Seven Simple Ways to Enjoy the Rest of Your Summer

Starring the Phils, the ocean and a little Sinatra

We’ve hit it. The nadir of summer. You’ve probably noticed.

People are checked out. Mentally and emotionally, if not literally.

Calls and emails wither. Little of import moves forward. People emote and express less.

August is a time not of community but of singularity; a time to crawl inside one’s psyche and allow the blast furnace heat of our days to melt away any noxious karma that could inhibit the renewal that awaits. [SIGNUP]

Put more plainly, it’s just not a good time to fire away rhetorically at self-styled cheesesteak overlords or school bosses who make satchels of dough or even the woes of the Phillies bullpen for that matter.

Who wants to hear it? Who’s even around to listen?

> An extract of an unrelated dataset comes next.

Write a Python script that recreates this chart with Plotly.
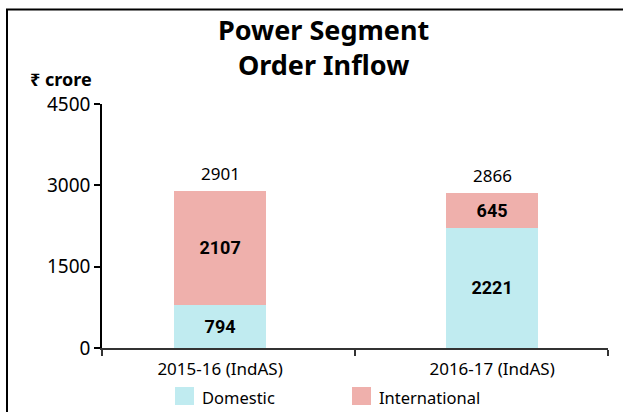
import plotly.graph_objects as go

# Order inflow, power segment (₹ crore)
categories = ["2015-16 (IndAS)", "2016-17 (IndAS)"]
series_names = ["Domestic", "International"]
domestic = [794, 2221]
international = [2107, 645]
totals = [2901, 2866]
y_ticks = [0, 1500, 3000, 4500]

colors = {"Domestic": "#C0EBF0", "International": "#EFB0AC"}

W, H = 623, 412
L, R, T, B = 102, 15, 104, 64
PW, PH = W - L - R, H - T - B


def px_x(px):
    return (px - L) / PW


def px_y(py):
    return (H - B - py) / PH


x_pos = [0, 1]
x_range = [-0.434, 1.426]

fig = go.Figure()
for name, vals in zip(series_names, [domestic, international]):
    fig.add_trace(go.Bar(
        x=x_pos, y=vals, name=name, width=0.338,
        marker=dict(color=colors[name], line=dict(width=0)),
        text=[str(v) for v in vals], textposition="inside",
        insidetextanchor="middle", textangle=0,
        textfont=dict(family="Roboto", size=18, color="black", weight="bold"),
        showlegend=False,
    ))

# totals above each stack
for xi, t in zip(x_pos, totals):
    fig.add_annotation(x=xi, y=t, text=str(t), showarrow=False,
                       yanchor="bottom", yshift=4,
                       font=dict(family="Noto Sans", size=17, color="black"))

# chart title
fig.add_annotation(xref="paper", yref="paper", x=px_x(323.5), y=px_y(46.5),
                   xanchor="center", yanchor="middle", showarrow=False,
                   text="<b>Power Segment<br>Order Inflow</b>",
                   font=dict(family="Noto Sans", size=27, color="black"))

# unit label
fig.add_annotation(xref="paper", yref="paper", x=px_x(28), y=px_y(79),
                   xanchor="left", yanchor="middle", showarrow=False,
                   text="<b>₹ crore</b>",
                   font=dict(family="Noto Sans", size=18, color="black"))

# legend row
shapes = []
legend_x = [175, 352]
for name, lx in zip(series_names, legend_x):
    shapes.append(dict(type="rect", xref="paper", yref="paper",
                       x0=px_x(lx), x1=px_x(lx + 19), y0=px_y(405), y1=px_y(387),
                       fillcolor=colors[name], line=dict(width=0)))
    fig.add_annotation(xref="paper", yref="paper", x=px_x(lx + 25), y=px_y(397),
                       xanchor="left", yanchor="middle", showarrow=False,
                       text=name, font=dict(family="Noto Sans", size=16.5, color="black"))

# outer frame: top rule and left rule
shapes.append(dict(type="line", xref="paper", yref="paper",
                   x0=px_x(6), x1=px_x(623), y0=px_y(9.5), y1=px_y(9.5),
                   line=dict(color="black", width=2)))
shapes.append(dict(type="line", xref="paper", yref="paper",
                   x0=px_x(7), x1=px_x(7), y0=px_y(9.5), y1=px_y(412),
                   line=dict(color="black", width=2)))

fig.update_layout(
    width=W, height=H,
    margin=dict(l=L, r=R, t=T, b=B),
    barmode="stack",
    plot_bgcolor="white", paper_bgcolor="white",
    shapes=shapes,
    xaxis=dict(
        range=x_range, tickmode="array", tickvals=x_pos, ticktext=categories,
        ticks="outside", ticklen=5, tickcolor="rgba(0,0,0,0)",
        minor=dict(tickmode="array", tickvals=[x_range[0], 0.496, x_range[1]],
                   ticks="outside", ticklen=6, tickwidth=1.5, tickcolor="#333"),
        showline=True, linecolor="#333", linewidth=1.5,
        showgrid=False, zeroline=False, fixedrange=True,
        tickfont=dict(family="Noto Sans", size=17, color="black"),
    ),
    yaxis=dict(
        range=[0, 4500], tickmode="array", tickvals=y_ticks,
        ticks="outside", ticklen=6, tickwidth=1.5, tickcolor="black",
        showline=True, linecolor="black", linewidth=1.5,
        showgrid=False, zeroline=False,
        tickfont=dict(family="Noto Sans", size=19, color="black"),
    ),
)

fig.write_html("out.html")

Even our favorite commenters are in Wildwood and Sea Isle sucking Buds and eating fudge.

So… in the spirit of the bright radiant light of August, the month of saying little and doing less, what follows are a handful of modest complication-free suggestions that may help you get through the next few weeks:

• Hit a local bar or taproom. Pick one off your beaten track—one that attracts a diverse age and ethnic clientele and always has the Phillies on the tube. Arrive a night of your choosing, by yourself, maybe about the fifth or sixth inning (nine innings is too long to sit on a stool anywhere). Order up a cold draft and fall into a little baseball and life talk with your fellow elbow benders. You’ll be surprised at what you’ll hear and how much more interesting it can be than the stuff you get from your regular crowd.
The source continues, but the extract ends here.